I only have about one collection’s worth of poems – they were all conceived of as individual pieces. I tend to like this better as it allows you to begin each new poem with a blank horizon.
5 - Are public readings part of or counter to your creative process? Are you the sort of writer who enjoys doing readings?
Well, the last time I did a reading I was introduced as a “recluse” which was quite amusing (and maybe a tiny bit insulting). I don’t do a lot of readings as I prefer to keep my work to myself, but every once in a while I’ll randomly get an inkling I should do one or I’ll get invited to one that feels right and I’ll use it as a reason to edit existing poems.
6 - Do you have any theoretical concerns behind your writing? What kinds of questions are you trying to answer with your work? What do you even think the current questions are?
I think similar concerns as a lot of poets – what is the relationship between language, imagination, and world? Where do poems come from? I think ethical questions are important. How does the way we use language shape our relationship to the natural world and other beings? How can we language to create more harmonious ways of living?
7 – What do you see the current role of the writer being in larger culture? Does s/he even have one? What do you think the role of the writer should be?
I don’t have too much belief in using art to simply disseminate ideas – YouTube or Reddit is more effective for that. I see poetry as often very personal – to go to a place with language that only you can go, to craft yourself into a person that can write something no other being could ever write.
8 - Do you find the process of working with an outside editor difficult or essential (or both)?
I do like to share poems with friends. I had my first experience with an official editor while working on my debut collection with Nightwood. I found it helpful, but having a final deadline for the ultimate version of each poem caused me unease: I like knowing I have the opportunity to continue picking away at a poem later with fresher eyes. I’m quite sure I really annoyed/frustrated my editors (though they never told me that directly).
9 - What is the best piece of advice you've heard (not necessarily given to you directly)?
Write for your best reader – assume they’re smart sensitive and don’t simply want information they could get on their own; they want a world.
10 - What kind of writing routine do you tend to keep, or do you even have one? How does a typical day (for you) begin?
I don’t have much of a routine, but when I do write it it’s often when other people are sleeping. In the past, that’s meant that I write late at night. I’d like to try to write early mornings if possible, as that’s probably better for my health.
11 - When your writing gets stalled, where do you turn or return for (for lack of a better word) inspiration?

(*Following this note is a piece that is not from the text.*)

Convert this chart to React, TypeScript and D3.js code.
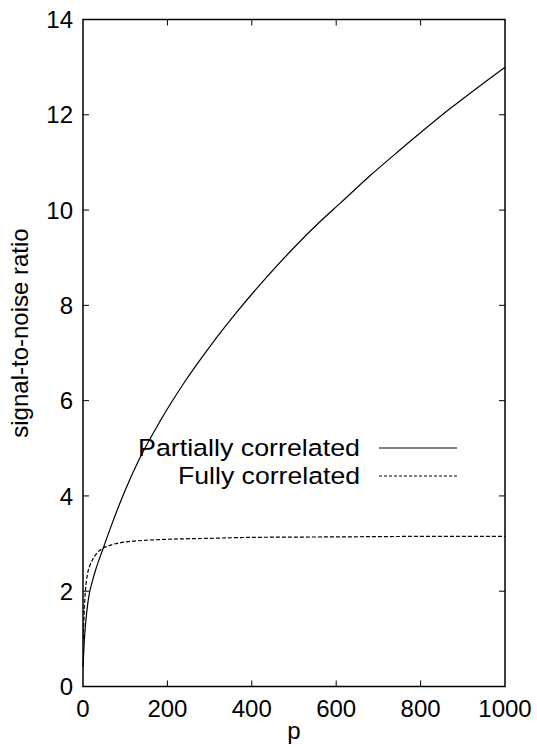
import React, { useEffect, useRef } from 'react';
import * as d3 from 'd3';

// Data
const partialP = [0, 3, 6, 10, 15, 22, 30, 47, 66, 100, 135, 182, 240, 301, 360, 419, 490, 562, 609, 680, 751, 870, 1000];
const partialSNR = [0.41, 0.95, 1.3, 1.65, 1.95, 2.2, 2.45, 2.88, 3.35, 4.12, 4.8, 5.56, 6.38, 7.14, 7.81, 8.43, 9.12, 9.76, 10.14, 10.72, 11.26, 12.13, 13.0];

const fullP = [1, 2, 3, 5, 8, 12, 16, 22, 32, 47, 70, 107, 150, 200, 300, 400, 600, 800, 1000];
const fullSNR = [1.0, 1.35, 1.58, 1.92, 2.2, 2.42, 2.53, 2.65, 2.79, 2.9, 2.98, 3.04, 3.07, 3.09, 3.11, 3.13, 3.14, 3.15, 3.15];

const xTicks = [0, 200, 400, 600, 800, 1000];
const yTicks = [0, 2, 4, 6, 8, 10, 12, 14];

const legendLabels = ['Partially correlated', 'Fully correlated'];

const App = () => {
  const svgRef = useRef<SVGSVGElement>(null);

  useEffect(() => {
    const svg = d3.select(svgRef.current);
    svg.selectAll('*').remove();

    const width = 537;
    const height = 749;
    const margin = { top: 19.5, right: 32, bottom: 62.5, left: 83 };
    const font = 'Liberation Sans, Arial, sans-serif';

    const x = d3.scaleLinear().domain([0, 1000]).range([margin.left, width - margin.right]);
    const y = d3.scaleLinear().domain([0, 14]).range([height - margin.bottom, margin.top]);

    const [x0, x1] = x.range();
    const [y0, y1] = y.range();
    const tick = 6;

    // ticks, mirrored on all four sides
    const ticks = svg.append('g').attr('stroke', '#000').attr('stroke-width', 1);
    xTicks.slice(1, -1).forEach(t => {
      ticks.append('line').attr('x1', x(t)).attr('x2', x(t)).attr('y1', y0).attr('y2', y0 - tick);
      ticks.append('line').attr('x1', x(t)).attr('x2', x(t)).attr('y1', y1).attr('y2', y1 + tick);
    });
    yTicks.slice(1, -1).forEach(t => {
      ticks.append('line').attr('x1', x0).attr('x2', x0 + tick).attr('y1', y(t)).attr('y2', y(t));
      ticks.append('line').attr('x1', x1).attr('x2', x1 - tick).attr('y1', y(t)).attr('y2', y(t));
    });

    // tick labels
    svg.append('g')
      .selectAll('text')
      .data(xTicks)
      .join('text')
      .attr('x', d => x(d))
      .attr('y', y0 + 30)
      .attr('text-anchor', 'middle')
      .attr('font-family', font)
      .attr('font-size', 24)
      .text(d => d);

    svg.append('g')
      .selectAll('text')
      .data(yTicks)
      .join('text')
      .attr('x', x0 - 10)
      .attr('y', d => y(d) + 8.7)
      .attr('text-anchor', 'end')
      .attr('font-family', font)
      .attr('font-size', 24)
      .text(d => d);

    // axis titles
    svg.append('text')
      .attr('x', (x0 + x1) / 2)
      .attr('y', 739)
      .attr('text-anchor', 'middle')
      .attr('font-family', font)
      .attr('font-size', 24)
      .text('p');

    svg.append('text')
      .attr('transform', `translate(28,333) rotate(-90)`)
      .attr('text-anchor', 'middle')
      .attr('font-family', font)
      .attr('font-size', 24)
      .text('signal-to-noise ratio');

    // curves
    const line = d3.line<[number, number]>()
      .x(d => x(d[0]))
      .y(d => y(d[1]))
      .curve(d3.curveMonotoneX);

    const partial = partialP.map((p, i) => [p, partialSNR[i]] as [number, number]);
    const full = fullP.map((p, i) => [p, fullSNR[i]] as [number, number]);

    svg.append('path')
      .datum(partial)
      .attr('fill', 'none')
      .attr('stroke', '#000')
      .attr('stroke-width', 1.2)
      .attr('d', line);

    svg.append('path')
      .datum(full)
      .attr('fill', 'none')
      .attr('stroke', '#000')
      .attr('stroke-width', 1.2)
      .attr('stroke-dasharray', '4,2')
      .attr('d', line);

    // legend (text is a bit wider in the reference than plain 24px)
    const legendWidths = [222, 182];
    const legend = svg.append('g');
    legendLabels.forEach((label, i) => {
      const ly = 448 + i * 28;
      legend.append('text')
        .attr('x', 360)
        .attr('y', ly + 8.3)
        .attr('text-anchor', 'end')
        .attr('font-family', font)
        .attr('font-size', 24.5)
        .attr('textLength', legendWidths[i])
        .attr('lengthAdjust', 'spacingAndGlyphs')
        .text(label);
      legend.append('line')
        .attr('x1', 379)
        .attr('x2', 457)
        .attr('y1', ly)
        .attr('y2', ly)
        .attr('stroke', '#000')
        .attr('stroke-width', 1.2)
        .attr('stroke-dasharray', i === 0 ? null : '3,2');
    });

    // frame
    svg.append('rect')
      .attr('x', x0)
      .attr('y', y1)
      .attr('width', x1 - x0)
      .attr('height', y0 - y1)
      .attr('fill', 'none')
      .attr('stroke', '#000')
      .attr('stroke-width', 1.5);
  }, []);

  return (
    <svg
      ref={svgRef}
      width="537"
      height="749"
      style={{ position: 'absolute', left: 0, top: 0, background: '#fff' }}
    />
  );
};

export default App;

Other books. When stalled, it’s nice to read writing that’s bursting with energy and ideas. Rilke always feels alive (in English – I can’t read German, unfortunately). David Foster Wallace. Anne Carson. Wallace Stevens. Also writing that can be very intimate: Anne Michaels, Doyali Islam. I like to walk as well – it’s a kind of meditation for me.

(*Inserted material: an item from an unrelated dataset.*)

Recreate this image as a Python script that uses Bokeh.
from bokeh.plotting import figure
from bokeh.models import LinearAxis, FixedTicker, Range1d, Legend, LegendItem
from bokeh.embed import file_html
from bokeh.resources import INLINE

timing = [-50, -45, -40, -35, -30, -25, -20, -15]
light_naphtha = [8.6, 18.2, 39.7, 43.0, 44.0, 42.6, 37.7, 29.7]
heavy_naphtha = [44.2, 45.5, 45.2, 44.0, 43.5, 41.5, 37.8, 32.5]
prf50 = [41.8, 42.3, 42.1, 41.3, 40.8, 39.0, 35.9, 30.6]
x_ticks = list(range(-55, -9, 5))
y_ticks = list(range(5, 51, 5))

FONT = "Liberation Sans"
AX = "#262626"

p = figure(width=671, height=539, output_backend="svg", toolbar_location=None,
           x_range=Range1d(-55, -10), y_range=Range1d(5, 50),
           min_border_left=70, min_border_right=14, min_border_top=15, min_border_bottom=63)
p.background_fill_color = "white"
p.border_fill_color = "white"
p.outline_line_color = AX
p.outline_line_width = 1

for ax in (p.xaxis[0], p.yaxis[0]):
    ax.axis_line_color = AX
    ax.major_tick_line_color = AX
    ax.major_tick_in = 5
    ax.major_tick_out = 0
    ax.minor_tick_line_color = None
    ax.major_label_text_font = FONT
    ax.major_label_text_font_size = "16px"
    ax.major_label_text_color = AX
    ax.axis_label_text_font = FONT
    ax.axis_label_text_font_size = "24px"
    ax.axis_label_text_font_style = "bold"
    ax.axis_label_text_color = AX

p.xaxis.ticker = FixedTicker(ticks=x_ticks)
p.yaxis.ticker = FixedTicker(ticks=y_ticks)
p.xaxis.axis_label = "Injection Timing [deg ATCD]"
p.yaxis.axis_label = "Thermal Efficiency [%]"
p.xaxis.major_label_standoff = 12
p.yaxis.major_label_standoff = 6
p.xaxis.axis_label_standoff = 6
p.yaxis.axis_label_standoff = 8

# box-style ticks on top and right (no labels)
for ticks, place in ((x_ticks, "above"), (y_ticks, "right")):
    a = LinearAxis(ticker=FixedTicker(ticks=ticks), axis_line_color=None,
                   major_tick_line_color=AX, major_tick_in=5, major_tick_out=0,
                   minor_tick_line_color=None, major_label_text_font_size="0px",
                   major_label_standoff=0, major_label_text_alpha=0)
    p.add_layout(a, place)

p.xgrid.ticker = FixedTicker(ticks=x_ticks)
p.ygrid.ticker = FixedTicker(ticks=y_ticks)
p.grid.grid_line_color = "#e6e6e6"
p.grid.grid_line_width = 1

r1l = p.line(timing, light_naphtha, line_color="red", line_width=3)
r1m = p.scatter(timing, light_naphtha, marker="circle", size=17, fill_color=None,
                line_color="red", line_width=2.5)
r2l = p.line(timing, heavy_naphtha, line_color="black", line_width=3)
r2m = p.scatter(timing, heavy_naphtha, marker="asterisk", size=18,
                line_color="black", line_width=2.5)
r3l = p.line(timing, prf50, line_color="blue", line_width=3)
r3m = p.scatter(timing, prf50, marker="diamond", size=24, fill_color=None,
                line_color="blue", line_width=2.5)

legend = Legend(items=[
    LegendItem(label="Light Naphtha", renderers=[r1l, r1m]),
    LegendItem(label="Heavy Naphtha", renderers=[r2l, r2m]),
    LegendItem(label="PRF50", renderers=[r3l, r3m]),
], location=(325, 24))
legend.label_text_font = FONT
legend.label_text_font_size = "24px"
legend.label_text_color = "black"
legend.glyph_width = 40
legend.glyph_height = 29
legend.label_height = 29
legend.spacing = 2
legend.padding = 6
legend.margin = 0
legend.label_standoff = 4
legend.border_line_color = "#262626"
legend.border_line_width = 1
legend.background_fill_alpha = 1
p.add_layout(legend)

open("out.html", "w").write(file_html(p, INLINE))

12 - What fragrance reminds you of home?
I don’t know what home is right now.
13 - David W. McFadden once said that books come from books, but are there any other forms that influence your work, whether nature, music, science or visual art?

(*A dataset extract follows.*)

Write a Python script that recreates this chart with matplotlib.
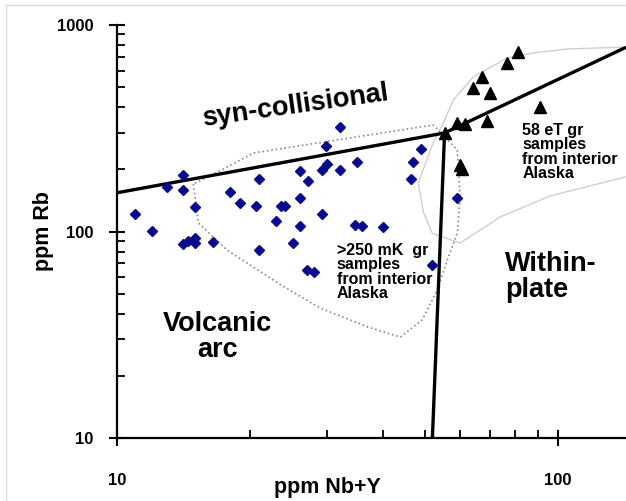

I’d say all of the above at different times. I like ekphrastic poems.
14 - What other writers or writings are important for your work, or simply your life outside of your work?
I’m not much of a philosopher, but I like to dabble. I also like to read works on poetics written by poets, especially those philosophically inclined — I like essays by Tim Lilburn and Don McKay recently. And I try to read history when I can, especially on South Asia and Bengal; it’s something I wish I knew more about.
15 - What would you like to do that you haven't yet done?
Learn Latin and even Greek if I have the discipline. Read Proust in French. Read Bengali. Get to RCM 8 in piano. Visit Germany and Spain, especially Berlin. Develop a relationship with a place I can call home. Be in life-long love.
16 - If you could pick any other occupation to attempt, what would it be? Or, alternately, what do you think you would have ended up doing had you not been a writer?
I think musicians are the coolest people on Earth.
17 - What made you write, as opposed to doing something else?
I’ve always wanted to write since I was a kid. I never thought about it too much.
18 - What was the last great book you read? What was the last great film?
I recently reread The God of Small Things. Except for occasional descriptions I wasn’t a fan of (the characterization of Velutha’s “chocolate skin”), it absorbed me with its ways of seeing how power is wielded by people across political, cultural, and national spectrums, as well as the childlike curiosity and inventiveness that pervades the language. The chapters “The God of Small Things” and “Kochu Thomban” in particular are lovely – I like the story of the actors who’ve sold their souls to become cultural artifacts for tourists and then perform all night until dawn with no audience to seek clemency for selling their souls for bread.
Parasite was great.
19 - What are you currently working on?
I’m slowly working on some new poems. Possibly digging up my old novella on South Asian partition. And I actually have a couple of ideas for short stories I’d like to try out.